• Do this
Write the lines out exactly as they stand, from the one containing "Clone this chart in matplotlib." through the one containing "0.103, 0.096, 0.05]", and only those. Omit pictures.

• Listed entries
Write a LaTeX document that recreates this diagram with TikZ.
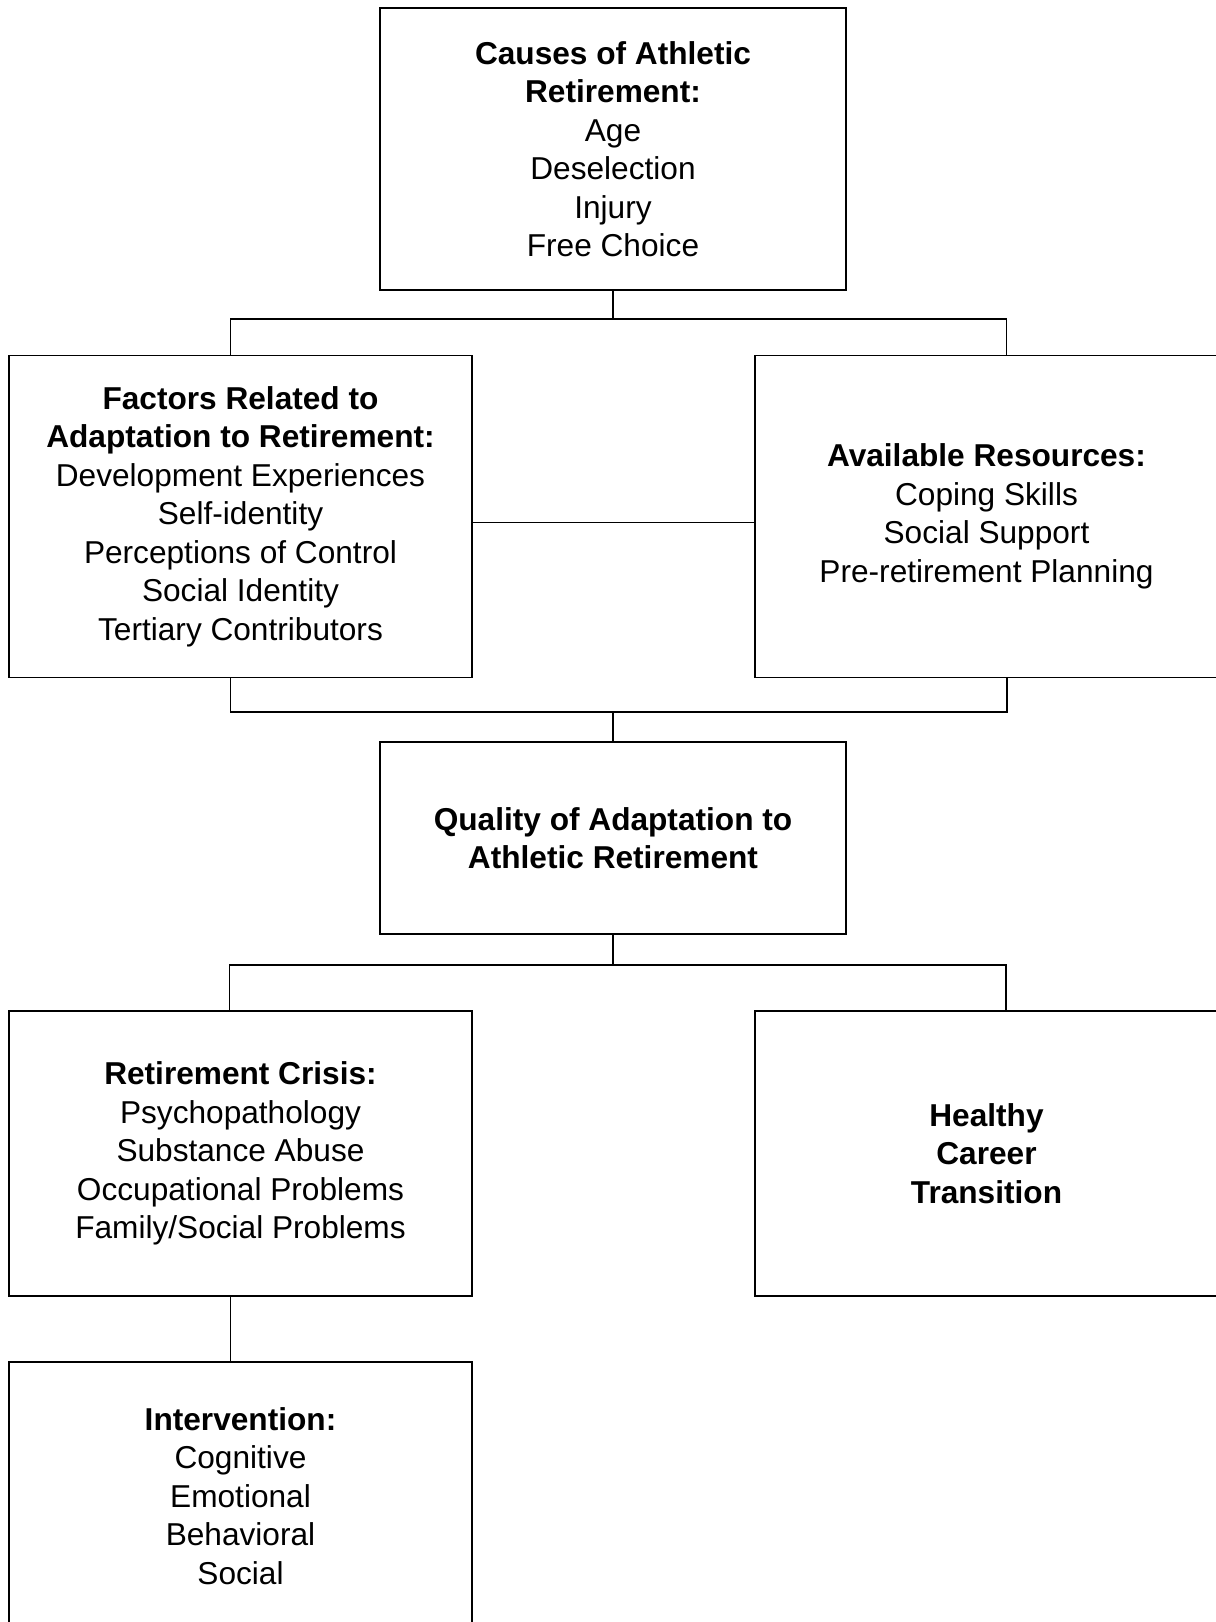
\documentclass[tikz,border=0pt]{standalone}
\usepackage{fontspec}
\setmainfont{Liberation Sans}
\usepackage{tikz}
\usetikzlibrary{positioning, calc}
\tikzset{%
	stagebox/.style={
		draw,
		rectangle,
		line width=1.1pt,
		align=center,
		inner sep=0pt,
		font=\fontsize{18}{21.9}\selectfont
	},
	link/.style={
		draw,
		line width=1.1pt
	},
}

\begin{document}
\begin{tikzpicture}
	\useasboundingbox (0,0) rectangle (24.3,-32.44);

	% Draw the top box
	\node[stagebox, minimum width=9.31cm, minimum height=5.63cm] (causes) at (12.26,-2.98)
		{\textbf{Causes of Athletic}\\\textbf{Retirement:}\\Age\\Deselection\\Injury\\Free Choice};

	% Draw the second row
	\node[stagebox, minimum width=9.25cm, minimum height=6.44cm] (factors) at (4.81,-10.33)
		{\textbf{Factors Related to}\\\textbf{Adaptation to Retirement:}\\Development Experiences\\Self-identity\\Perceptions of Control\\Social Identity\\Tertiary Contributors};
	\node[stagebox, minimum width=9.25cm, minimum height=6.44cm] (resources) at (19.73,-10.33)
		{\textbf{Available Resources:}\\Coping Skills\\Social Support\\Pre-retirement Planning};

	% Draw the middle box
	\node[stagebox, minimum width=9.31cm, minimum height=3.83cm] (quality) at (12.26,-16.76)
		{\textbf{Quality of Adaptation to}\\\textbf{Athletic Retirement}};

	% Draw the outcome boxes
	\node[stagebox, minimum width=9.25cm, minimum height=5.69cm] (crisis) at (4.81,-23.07)
		{\textbf{Retirement Crisis:}\\Psychopathology\\Substance Abuse\\Occupational Problems\\Family/Social Problems};
	\node[stagebox, minimum width=9.25cm, minimum height=5.69cm] (healthy) at (19.73,-23.07)
		{\textbf{Healthy}\\\textbf{Career}\\\textbf{Transition}};

	% Draw the intervention box
	\node[stagebox, minimum width=9.25cm, minimum height=5.37cm] (intervention) at (4.81,-29.92)
		{\textbf{Intervention:}\\Cognitive\\Emotional\\Behavioral\\Social};

	% Junctions
	\coordinate (splitA) at (12.26,-6.386);
	\coordinate (leftA) at (4.61,-6.386);
	\coordinate (rightA) at (20.13,-6.386);
	\coordinate (leftB) at (4.61,-14.234);
	\coordinate (rightB) at (20.14,-14.234);
	\coordinate (splitB) at (12.26,-14.234);
	\coordinate (splitC) at (12.26,-19.294);
	\coordinate (leftC) at (4.59,-19.294);
	\coordinate (rightC) at (20.12,-19.294);

	% Draw the connectors
	\draw[link] (causes.south) -- (splitA);
	\draw[link] (factors.north -| leftA) -- (leftA) -- (rightA) -- (resources.north -| rightA);
	\draw[link] ([yshift=-0.12cm]factors.east) -- ([yshift=-0.12cm]resources.west);
	\draw[link] (factors.south -| leftB) -- (leftB) -- (rightB) -- (resources.south -| rightB);
	\draw[link] (splitB) -- (quality.north);
	\draw[link] (quality.south) -- (splitC);
	\draw[link] (crisis.north -| leftC) -- (leftC) -- (rightC) -- (healthy.north -| rightC);
	\draw[link] (crisis.south -| leftB) -- (intervention.north -| leftB);
\end{tikzpicture}
\end{document}
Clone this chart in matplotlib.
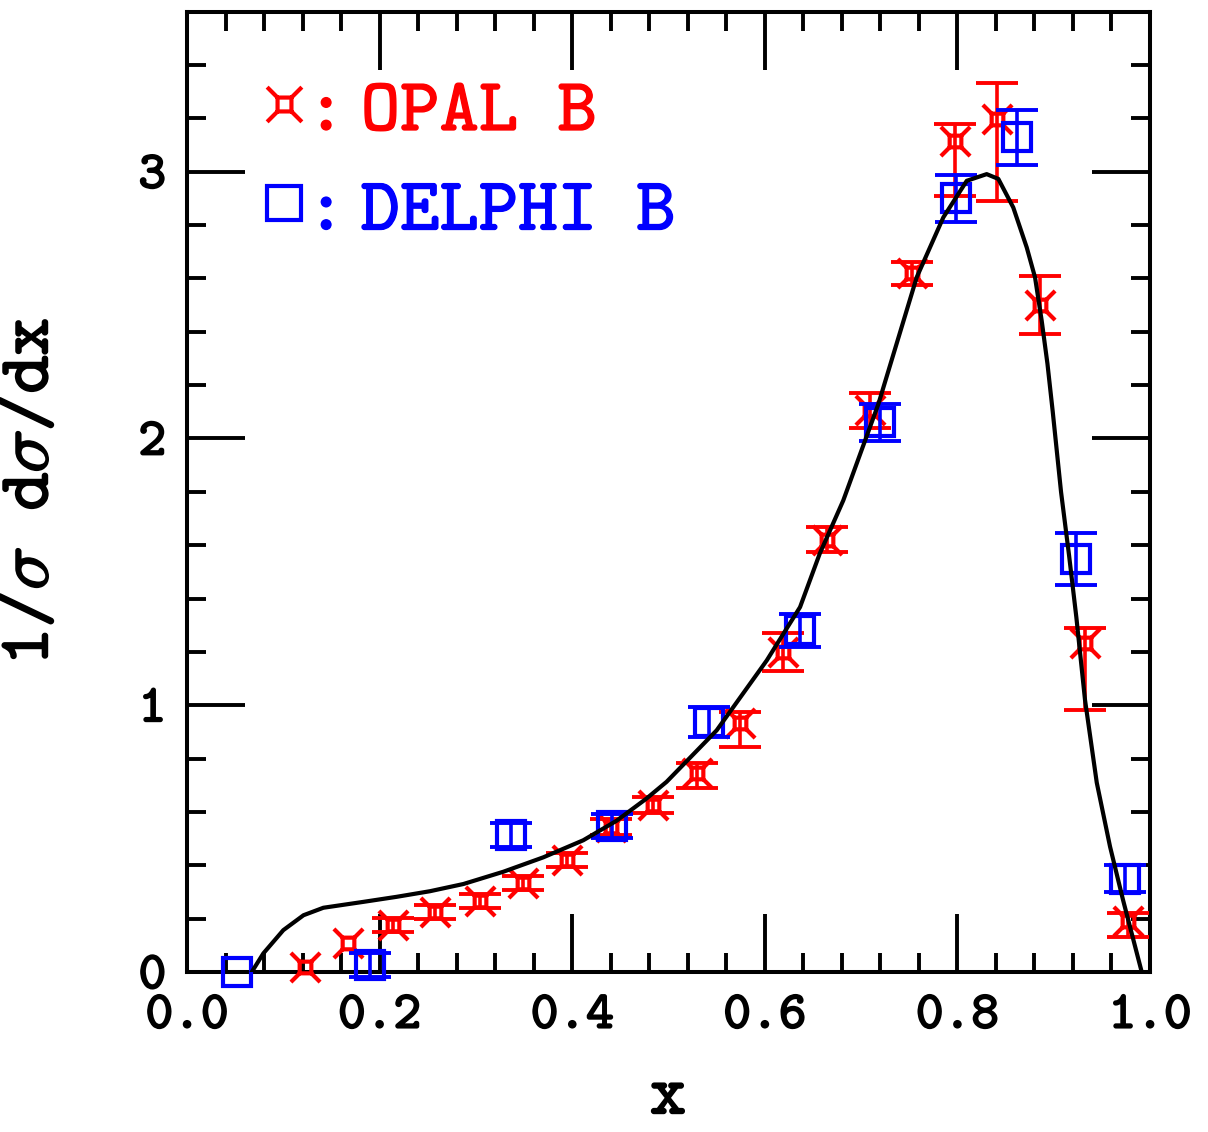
import numpy as np
import matplotlib
matplotlib.use("Agg")
import matplotlib.pyplot as plt
import matplotlib.patheffects as pe
from matplotlib.path import Path
from matplotlib.lines import Line2D
from matplotlib.ticker import MultipleLocator

plt.rcParams['font.family'] = ['cmtt10', 'DejaVu Serif']
plt.rcParams['mathtext.fontset'] = 'cm'
plt.rcParams['axes.unicode_minus'] = False

# OPAL B measurement
opal_x = [0.1225, 0.167, 0.214, 0.2575, 0.304, 0.349, 0.395, 0.44, 0.484, 0.53,
          0.574, 0.619, 0.665, 0.709, 0.753, 0.797, 0.841, 0.886, 0.9325, 0.977]
opal_y = [0.02, 0.109, 0.176, 0.224, 0.265, 0.333, 0.42, 0.544, 0.625, 0.745,
          0.933, 1.20, 1.62, 2.105, 2.62, 3.116, 3.197, 2.50, 1.232, 0.19]
opal_lo = [0.0, 0.0, 0.026, 0.026, 0.026, 0.026, 0.028, 0.03, 0.03, 0.056,
           0.089, 0.07, 0.047, 0.067, 0.043, 0.206, 0.306, 0.11, 0.251, 0.06]
opal_hi = [0.0, 0.0, 0.026, 0.026, 0.026, 0.026, 0.028, 0.03, 0.03, 0.038,
           0.042, 0.07, 0.047, 0.067, 0.043, 0.062, 0.137, 0.11, 0.056, 0.03]

# DELPHI B measurement
delphi_x = [0.052, 0.19, 0.336, 0.441, 0.542, 0.637, 0.72, 0.799, 0.862, 0.923, 0.974]
delphi_y = [0.0, 0.026, 0.513, 0.549, 0.936, 1.281, 2.06, 2.90, 3.13, 1.548, 0.35]
delphi_err = [0.0, 0.045, 0.044, 0.045, 0.056, 0.0625, 0.07, 0.088, 0.103, 0.096, 0.05]

# theory curve
curve_x = [0.0672, 0.0793, 0.100, 0.121, 0.1416, 0.183, 0.2177, 0.2523, 0.287, 0.3285,
           0.370, 0.4115, 0.446, 0.477, 0.498, 0.550, 0.602, 0.6366, 0.657, 0.6815,
           0.718, 0.7577, 0.7854, 0.8097, 0.8304, 0.8425, 0.858, 0.872, 0.8806, 0.8875,
           0.8935, 0.899, 0.9076, 0.916, 0.9235, 0.9325, 0.9447, 0.9585, 0.972, 0.9914]
curve_y = [0.0, 0.07, 0.157, 0.213, 0.241, 0.263, 0.282, 0.303, 0.33, 0.376,
           0.43, 0.494, 0.567, 0.65, 0.713, 0.906, 1.168, 1.368, 1.568, 1.768,
           2.13, 2.604, 2.829, 2.966, 2.991, 2.973, 2.866, 2.716, 2.604, 2.442,
           2.28, 2.10, 1.80, 1.56, 1.33, 1.02, 0.71, 0.47, 0.27, 0.0]

x_ticks = [0.0, 0.2, 0.4, 0.6, 0.8, 1.0]
x_ticklabels = ['0.0', '0.2', '0.4', '0.6', '0.8', '1.0']
y_ticks = [0, 1, 2, 3]
y_ticklabels = ['0', '1', '2', '3']
legend_labels = [':\u2009OPAL B', ':\u2009DELPHI B']


def opal_marker(s=0.4):
    # small square with a spike leaving each corner
    verts = [(-s, -s), (s, -s), (s, s), (-s, s), (-s, -s),
             (s, s), (1, 1), (-s, s), (-1, 1),
             (-s, -s), (-1, -1), (s, -s), (1, -1)]
    codes = ([Path.MOVETO] + [Path.LINETO] * 3 + [Path.CLOSEPOLY]
             + [Path.MOVETO, Path.LINETO] * 4)
    return Path(verts, codes)


def bold(color, lw=1.0):
    return [pe.withStroke(linewidth=lw, foreground=color)]


OPAL = opal_marker()
mew = 3.0

fig = plt.figure(figsize=(12.08, 11.32), dpi=100)
ax = fig.add_axes([0.1548, 0.1413, 0.7972, 0.8484])

ox, oy = np.array(opal_x), np.array(opal_y)
olo, ohi = np.array(opal_lo), np.array(opal_hi)
has = (olo + ohi) > 0
ax.errorbar(ox[has], oy[has], yerr=[olo[has], ohi[has]], fmt='none', ecolor='red',
            elinewidth=2.6, capsize=15, capthick=2.8, clip_on=False, zorder=3)
ax.plot(ox, oy, ls='none', marker=OPAL, ms=21, mfc='none', mec='red', mew=mew,
        clip_on=False, zorder=3)

dx, dy, de = np.array(delphi_x), np.array(delphi_y), np.array(delphi_err)
has = de > 0
ax.errorbar(dx[has], dy[has], yerr=de[has], fmt='none', ecolor='blue',
            elinewidth=2.6, capsize=15, capthick=2.8, clip_on=False, zorder=3)
ax.plot(dx, dy, ls='none', marker='s', ms=20, mfc='none', mec='blue', mew=mew,
        clip_on=False, zorder=3)

ax.plot(curve_x, curve_y, color='black', lw=3.0, zorder=4)

ax.set_xlim(0, 1)
ax.set_ylim(0, 3.6)
ax.set_xticks(x_ticks)
ax.set_xticklabels(x_ticklabels)
ax.set_yticks(y_ticks)
ax.set_yticklabels(y_ticklabels)
ax.xaxis.set_minor_locator(MultipleLocator(0.04))
ax.yaxis.set_minor_locator(MultipleLocator(0.2))
ax.tick_params(which='both', direction='in', top=True, right=True, width=2.8, color='black')
ax.tick_params(which='major', length=42)
ax.tick_params(which='minor', length=14)
ax.tick_params(axis='x', which='major', labelsize=38, pad=17)
ax.tick_params(axis='y', which='major', labelsize=38, pad=15)
for spine in ax.spines.values():
    spine.set_linewidth(2.9)
for lab in ax.get_xticklabels() + ax.get_yticklabels():
    lab.set_path_effects(bold('black', 1.3))

ax.set_xlabel('x', fontsize=50, va='center')
ax.xaxis.set_label_coords(0.4995, -0.133)
ax.set_ylabel(r'1/$\sigma$ d$\sigma$/dx', fontsize=52)
ax.yaxis.set_label_coords(-0.128, 0.5)
ax.xaxis.label.set_path_effects(bold('black', 1.3))
ax.yaxis.label.set_path_effects(bold('black', 1.3))

handles = [Line2D([], [], ls='none', marker=OPAL, ms=25, mfc='none', mec='red', mew=mew),
           Line2D([], [], ls='none', marker='s', ms=25, mfc='none', mec='blue', mew=mew)]
leg = ax.legend(handles, legend_labels, loc='upper left',
                bbox_to_anchor=(0.0773, 0.9315), frameon=False, fontsize=54,
                handlelength=0.6, handletextpad=0.0, labelspacing=0.4,
                borderpad=0, borderaxespad=0, labelcolor=['red', 'blue'])
for t, c in zip(leg.get_texts(), ['red', 'blue']):
    t.set_path_effects(bold(c, 1.0))

fig.savefig('out.png', dpi=100)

• Answer for the task
Clone this chart in matplotlib.
import numpy as np
import matplotlib
matplotlib.use("Agg")
import matplotlib.pyplot as plt
import matplotlib.patheffects as pe
from matplotlib.path import Path
from matplotlib.lines import Line2D
from matplotlib.ticker import MultipleLocator

plt.rcParams['font.family'] = ['cmtt10', 'DejaVu Serif']
plt.rcParams['mathtext.fontset'] = 'cm'
plt.rcParams['axes.unicode_minus'] = False

# OPAL B measurement
opal_x = [0.1225, 0.167, 0.214, 0.2575, 0.304, 0.349, 0.395, 0.44, 0.484, 0.53,
          0.574, 0.619, 0.665, 0.709, 0.753, 0.797, 0.841, 0.886, 0.9325, 0.977]
opal_y = [0.02, 0.109, 0.176, 0.224, 0.265, 0.333, 0.42, 0.544, 0.625, 0.745,
          0.933, 1.20, 1.62, 2.105, 2.62, 3.116, 3.197, 2.50, 1.232, 0.19]
opal_lo = [0.0, 0.0, 0.026, 0.026, 0.026, 0.026, 0.028, 0.03, 0.03, 0.056,
           0.089, 0.07, 0.047, 0.067, 0.043, 0.206, 0.306, 0.11, 0.251, 0.06]
opal_hi = [0.0, 0.0, 0.026, 0.026, 0.026, 0.026, 0.028, 0.03, 0.03, 0.038,
           0.042, 0.07, 0.047, 0.067, 0.043, 0.062, 0.137, 0.11, 0.056, 0.03]

# DELPHI B measurement
delphi_x = [0.052, 0.19, 0.336, 0.441, 0.542, 0.637, 0.72, 0.799, 0.862, 0.923, 0.974]
delphi_y = [0.0, 0.026, 0.513, 0.549, 0.936, 1.281, 2.06, 2.90, 3.13, 1.548, 0.35]
delphi_err = [0.0, 0.045, 0.044, 0.045, 0.056, 0.0625, 0.07, 0.088, 0.103, 0.096, 0.05]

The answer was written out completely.